The last race I ran as a bandit was one where the race had paid foreign runners to enter (rather than the other way around), gave them free transit, free room and board and awarded a ton of prize money - all of which I didn't think the other runners should've had to subsidize. There was an "expo," where vendors were trying to sell to runners, but where they were all complaining about how much the race charged them per square foot of space. The T-shirts were festooned with a dozen company logos; entrants were paying to advertize companies that were also subsidizing the race. There seemed to be an endless supply of money coming in to the race, yet they were charging entrants a fortune.
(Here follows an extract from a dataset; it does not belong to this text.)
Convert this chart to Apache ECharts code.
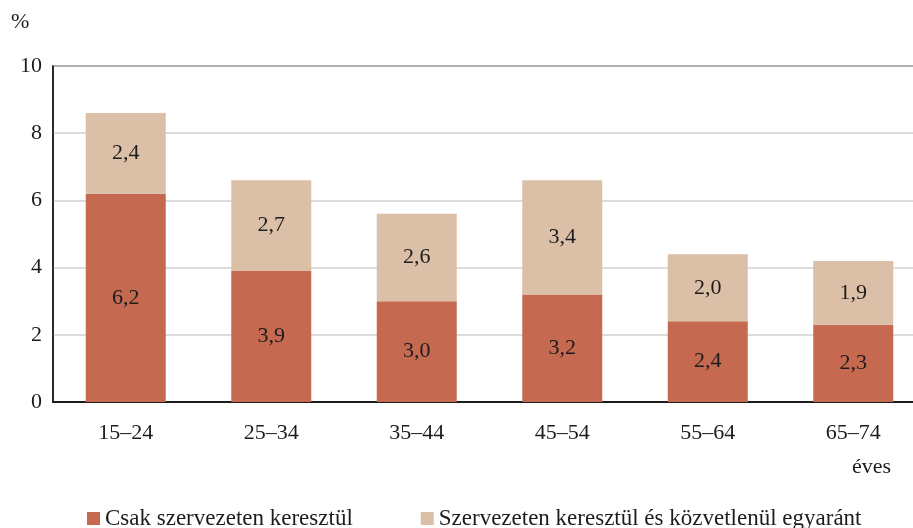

Add to this the fact that people had to enter the race six months in advance (the interest on the money should've been enough for the race!) and there were no refunds. Runners who got injured or had some other commitment started to sell their numbers to recoup their losses; this was against the race rules, of course, and I spent months congratulating runners whose names I saw in the results, but who didn't actually run. I ran it without a number; the race I planned the previous week had had terrible weather and the week of this one was perfect. I ran a personal best - though I can't count it.